- From: Zaheduzzaman Sarker via Datatracker <noreply@ietf.org>
- Date: Tue, 14 Dec 2021 14:52:47 -0800
- To: "The IESG" <iesg@ietf.org>
- Cc: draft-ietf-httpbis-priority@ietf.org, httpbis-chairs@ietf.org, ietf-http-wg@w3.org, tpauly@apple.com, tpauly@apple.com
Zaheduzzaman Sarker has entered the following ballot position for draft-ietf-httpbis-priority-11: No Objection When responding, please keep the subject line intact and reply to all email addresses included in the To and CC lines. (Feel free to cut this introductory paragraph, however.) Please refer to https://www.ietf.org/blog/handling-iesg-ballot-positions/ for more information about how to handle DISCUSS and COMMENT positions. The document, along with other ballot positions, can be found here: https://datatracker.ietf.org/doc/draft-ietf-httpbis-priority/ ---------------------------------------------------------------------- COMMENT: ---------------------------------------------------------------------- Thanks for working on the HTTP priority. I hope to see this specification gets deployed and we learn how to efficiently use priorities more.

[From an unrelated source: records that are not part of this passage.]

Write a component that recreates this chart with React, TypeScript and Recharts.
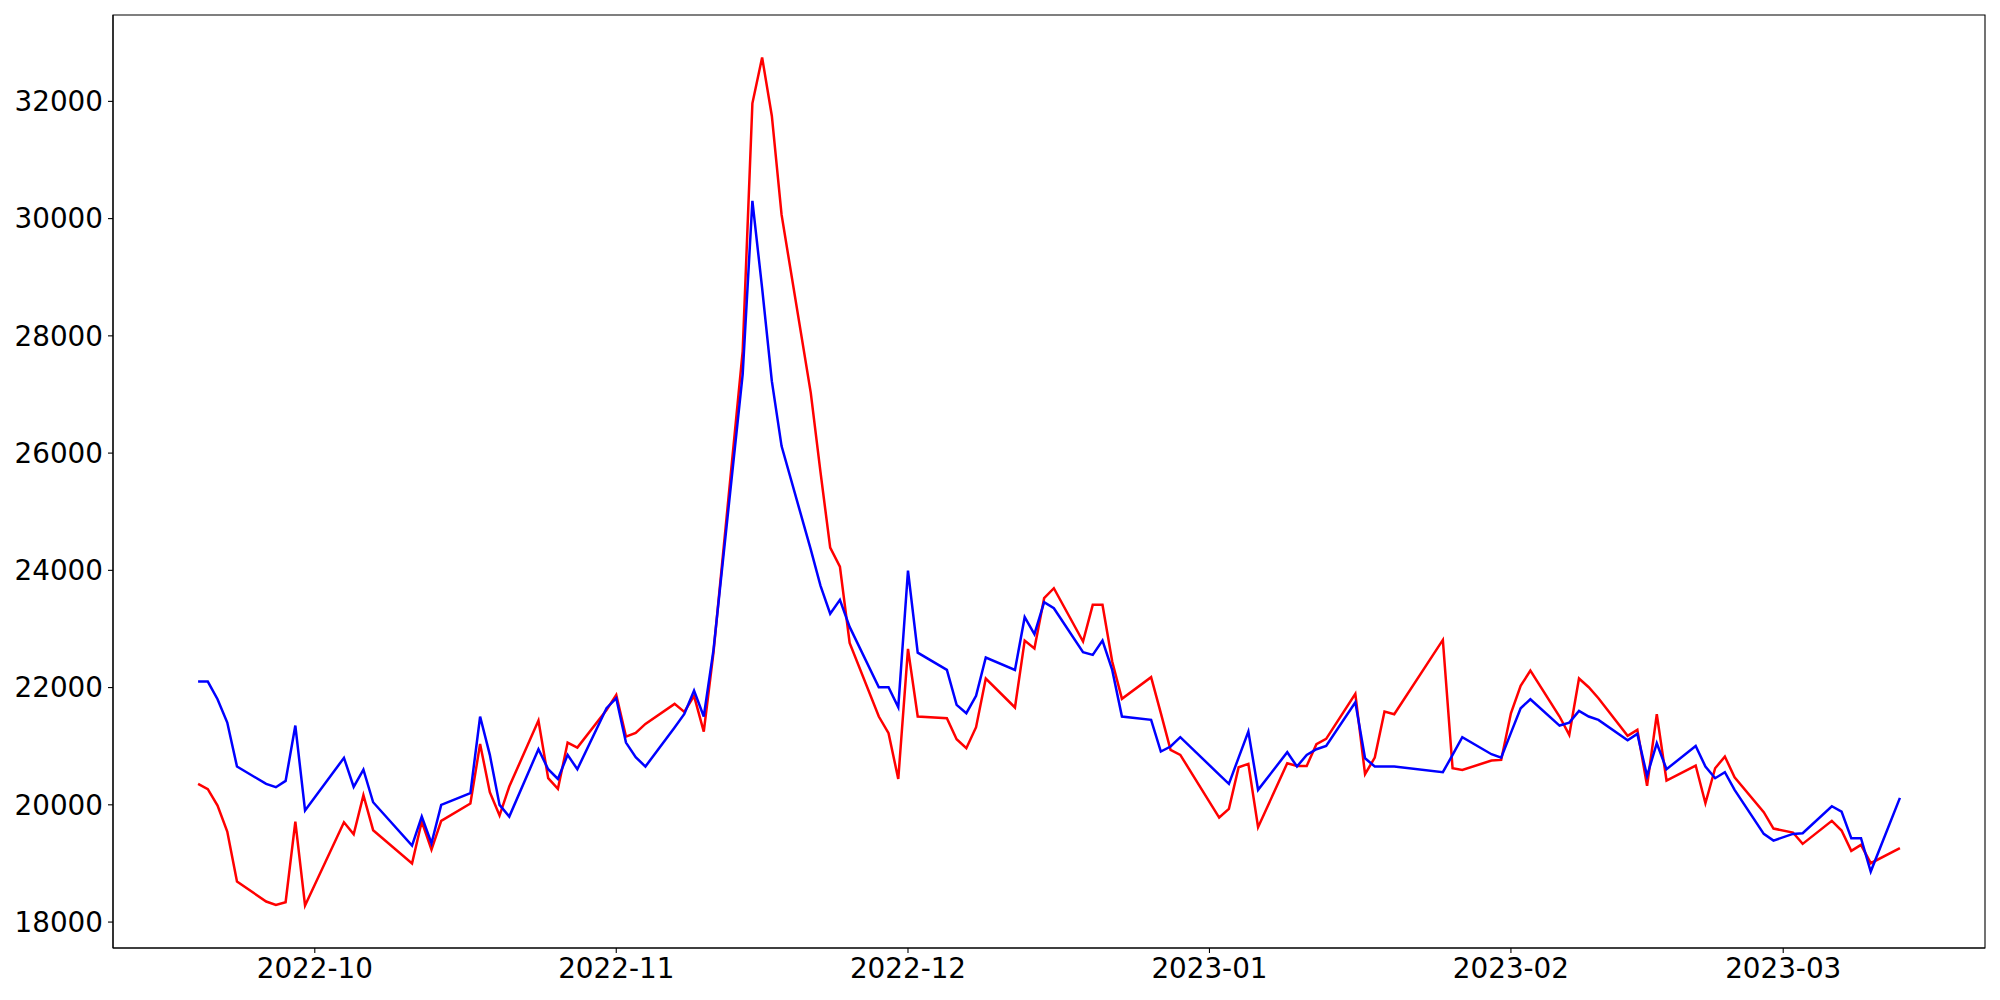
import React from 'react';
import { LineChart, Line, XAxis, YAxis, ReferenceArea } from 'recharts';

// trading days (weekends and KRX holidays are missing)
const dates = [
  '2022-09-19', '2022-09-20', '2022-09-21', '2022-09-22', '2022-09-23', '2022-09-26', '2022-09-27', '2022-09-28', '2022-09-29', '2022-09-30',
  '2022-10-04', '2022-10-05', '2022-10-06', '2022-10-07', '2022-10-11', '2022-10-12', '2022-10-13', '2022-10-14', '2022-10-17', '2022-10-18',
  '2022-10-19', '2022-10-20', '2022-10-21', '2022-10-24', '2022-10-25', '2022-10-26', '2022-10-27', '2022-10-28', '2022-10-31',
  '2022-11-01', '2022-11-02', '2022-11-03', '2022-11-04', '2022-11-07', '2022-11-08', '2022-11-09', '2022-11-10', '2022-11-11', '2022-11-14',
  '2022-11-15', '2022-11-16', '2022-11-17', '2022-11-18', '2022-11-21', '2022-11-22', '2022-11-23', '2022-11-24', '2022-11-25', '2022-11-28',
  '2022-11-29', '2022-11-30',
  '2022-12-01', '2022-12-02', '2022-12-05', '2022-12-06', '2022-12-07', '2022-12-08', '2022-12-09', '2022-12-12', '2022-12-13', '2022-12-14',
  '2022-12-15', '2022-12-16', '2022-12-19', '2022-12-20', '2022-12-21', '2022-12-22', '2022-12-23', '2022-12-26', '2022-12-27', '2022-12-28',
  '2022-12-29',
  '2023-01-02', '2023-01-03', '2023-01-04', '2023-01-05', '2023-01-06', '2023-01-09', '2023-01-10', '2023-01-11', '2023-01-12', '2023-01-13',
  '2023-01-16', '2023-01-17', '2023-01-18', '2023-01-19', '2023-01-20', '2023-01-25', '2023-01-26', '2023-01-27', '2023-01-30', '2023-01-31',
  '2023-02-01', '2023-02-02', '2023-02-03', '2023-02-06', '2023-02-07', '2023-02-08', '2023-02-09', '2023-02-10', '2023-02-13', '2023-02-14',
  '2023-02-15', '2023-02-16', '2023-02-17', '2023-02-20', '2023-02-21', '2023-02-22', '2023-02-23', '2023-02-24', '2023-02-27', '2023-02-28',
  '2023-03-02', '2023-03-03', '2023-03-06', '2023-03-07', '2023-03-08', '2023-03-09', '2023-03-10', '2023-03-13',
];

const redSeries = [
  20357, 20266, 19987, 19544, 18691, 18350, 18293, 18339, 19714, 18281,
  19703, 19498, 20164, 19567, 18998, 19714, 19237, 19726, 20022, 21039,
  20215, 19817, 20312, 21437, 20454, 20272, 21062, 20977, 21619,
  21875, 21164, 21227, 21381, 21722, 21585, 21858, 21250, 22600, 27736,
  31967, 32750, 31751, 30067, 27031, 25679, 24387, 24064, 22761, 21506,
  21222, 20440,
  22660, 21506, 21478, 21120, 20966, 21324, 22154, 21660, 22803, 22666,
  23525, 23695, 22786, 23411, 23411, 22444, 21808, 22177, 21563, 20938,
  20852,
  19783, 19931, 20641, 20698, 19618, 20710, 20664, 20664, 21034, 21125,
  21892, 20522, 20806, 21591, 21545, 22813, 20624, 20596, 20755, 20766,
  21562, 22029, 22290, 21506, 21193, 22154, 22006, 21818, 21176, 21278,
  20323, 21545, 20414, 20670, 20027, 20624, 20823, 20471, 19874, 19595,
  19527, 19334, 19726, 19561, 19214, 19317, 19004, 19260,
];

const blueSeries = [
  22103, 22103, 21801, 21403, 20653, 20357, 20300, 20408, 21352, 19902,
  20801, 20306, 20601, 20044, 19305, 19800, 19345, 19999, 20198, 21506,
  20852, 19999, 19800, 20948, 20607, 20442, 20852, 20607, 21648,
  21818, 21062, 20812, 20653, 21320, 21551, 21949, 21506, 22644, 27344,
  30302, 28813, 27227, 26120, 24357, 23740, 23260, 23496, 23035, 22007,
  22007, 21664,
  23995, 22595, 22302, 21705, 21563, 21859, 22513, 22302, 23201, 22911,
  23457, 23354, 22604, 22558, 22803, 22302, 21506, 21449, 20909, 20995,
  21154,
  20516, 20357, 20806, 21250, 20255, 20897, 20653, 20852, 20948, 21005,
  21750, 20795, 20653, 20653, 20653, 20556, 20852, 21153, 20863, 20806,
  21227, 21648, 21801, 21352, 21403, 21602, 21506, 21449, 21102, 21210,
  20493, 21051, 20607, 21005, 20653, 20454, 20556, 20255, 19504, 19390,
  19504, 19515, 19976, 19885, 19430, 19430, 18862, 20118,
];

const monthTicks = ['2022-10-01', '2022-11-01', '2022-12-01', '2023-01-01', '2023-02-01', '2023-03-01'];
const yTicks = [18000, 20000, 22000, 24000, 26000, 28000, 30000, 32000];

const toMs = (d: string) => Date.parse(d);

const data = dates.map((d, i) => ({ t: toMs(d), red: redSeries[i], blue: blueSeries[i] }));

// matplotlib-like 5% margins around the data
const tMin = toMs(dates[0]);
const tMax = toMs(dates[dates.length - 1]);
const tPad = (tMax - tMin) * 0.05;
const vMin = Math.min(...redSeries, ...blueSeries);
const vMax = Math.max(...redSeries, ...blueSeries);
const vPad = (vMax - vMin) * 0.05;
const xDomain = [tMin - tPad, tMax + tPad];
const yDomain = [vMin - vPad, vMax + vPad];

const fmtMonth = (v: number) => {
  const d = new Date(v);
  return `${d.getUTCFullYear()}-${String(d.getUTCMonth() + 1).padStart(2, '0')}`;
};

const tickStyle = { fill: '#000', fontSize: 27.8, fontFamily: 'DejaVu Sans' };

export default function App() {
  return (
    <div style={{ position: 'absolute', left: 0, top: 0, background: '#fff' }}>
      <LineChart width={2000} height={1000} data={data} margin={{ top: 15, right: 15, bottom: 0, left: 0 }}>
        <XAxis
          dataKey="t"
          type="number"
          domain={xDomain}
          ticks={monthTicks.map(toMs)}
          tickFormatter={fmtMonth}
          allowDataOverflow
          height={52}
          tick={tickStyle}
          tickSize={5}
          tickMargin={5}
          axisLine={{ stroke: '#000', strokeWidth: 1.1 }}
          tickLine={{ stroke: '#000', strokeWidth: 1.1 }}
        />
        <YAxis
          type="number"
          domain={yDomain}
          ticks={yTicks}
          allowDataOverflow
          width={113}
          tick={tickStyle}
          tickSize={5}
          tickMargin={5}
          axisLine={{ stroke: '#000', strokeWidth: 1.1 }}
          tickLine={{ stroke: '#000', strokeWidth: 1.1 }}
        />
        {/* axes frame */}
        <ReferenceArea
          x1={xDomain[0]}
          x2={xDomain[1]}
          y1={yDomain[0]}
          y2={yDomain[1]}
          fill="none"
          fillOpacity={0}
          stroke="#000"
          strokeWidth={1.1}
          strokeOpacity={1}
          ifOverflow="visible"
        />
        <Line dataKey="red" stroke="#ff0000" strokeWidth={2.5} dot={false} isAnimationActive={false} />
        <Line dataKey="blue" stroke="#0000ff" strokeWidth={2.5} dot={false} isAnimationActive={false} />
      </LineChart>
    </div>
  );
}
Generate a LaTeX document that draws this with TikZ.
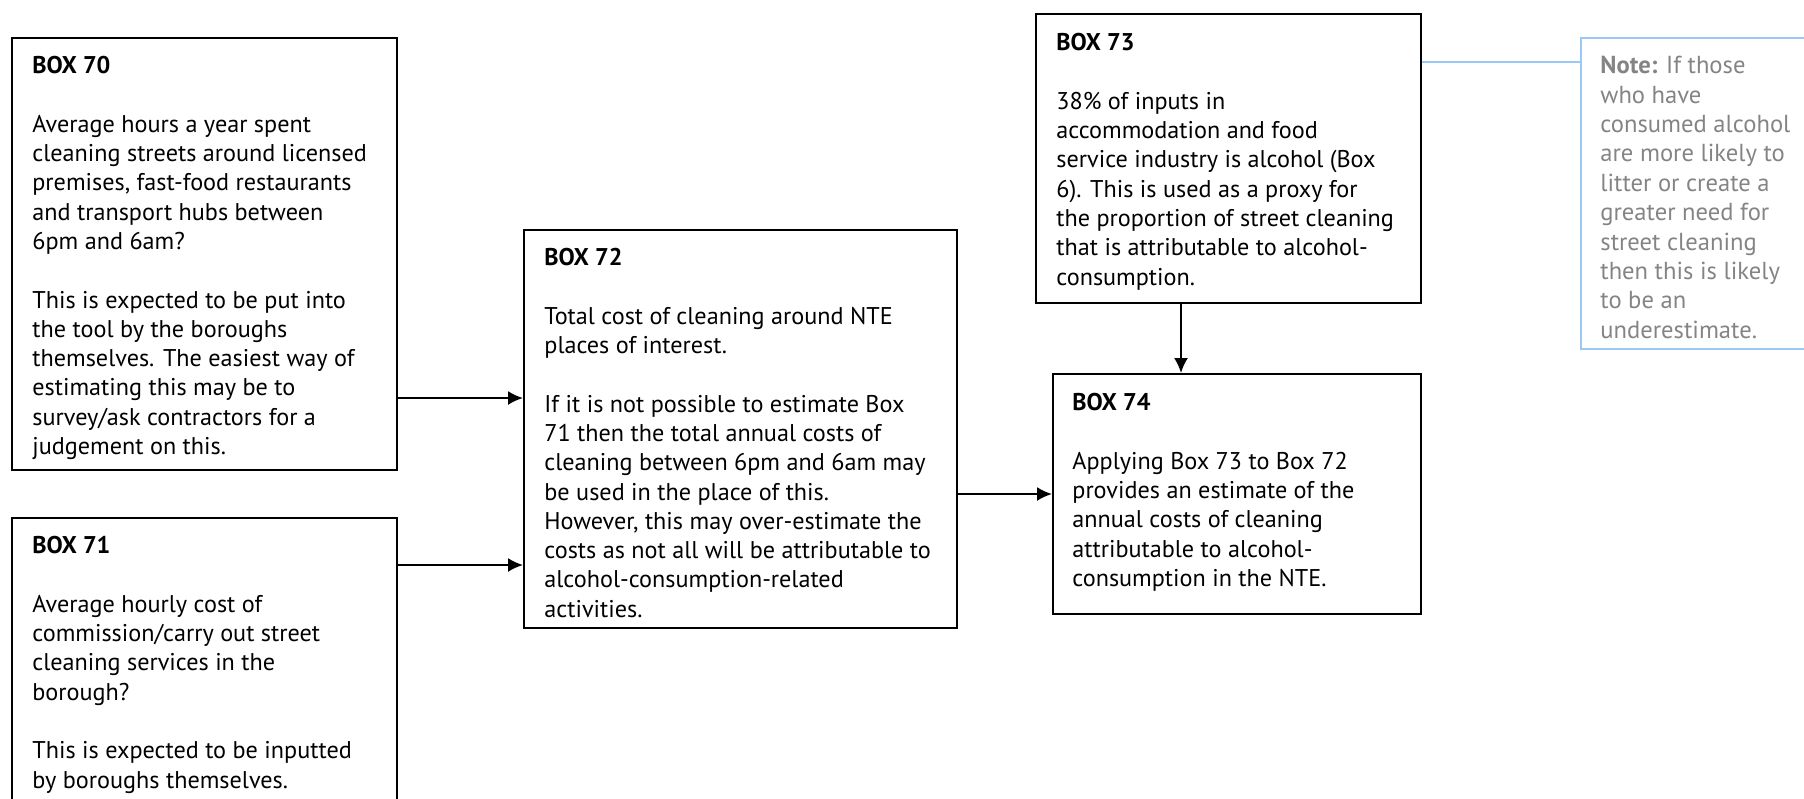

I have two comments that might have been already thought about - - Section 12: I was wondering how much it would be different to have same considerations for TCP as we have for QUIC - specially for "Endpoints SHOULD prioritize retransmission of data over sending new data, unless priorities specified by the application indicate otherwise". Could this be a very transport agnostic behavior this specification can define? - Section 13.1 : it says - "if a server knows the intermediary is coalescing requests, then it could avoid serving the responses in their entirety and instead distribute bandwidth (for example, in a round-robin manner)" It would be great if we can mention any known or standard way for the servers to know about the intermediary. If there is non or if the is not deterministic way for the server to learn about how the intermediary works then I would argue that Section 13.1 is an unnecessary details.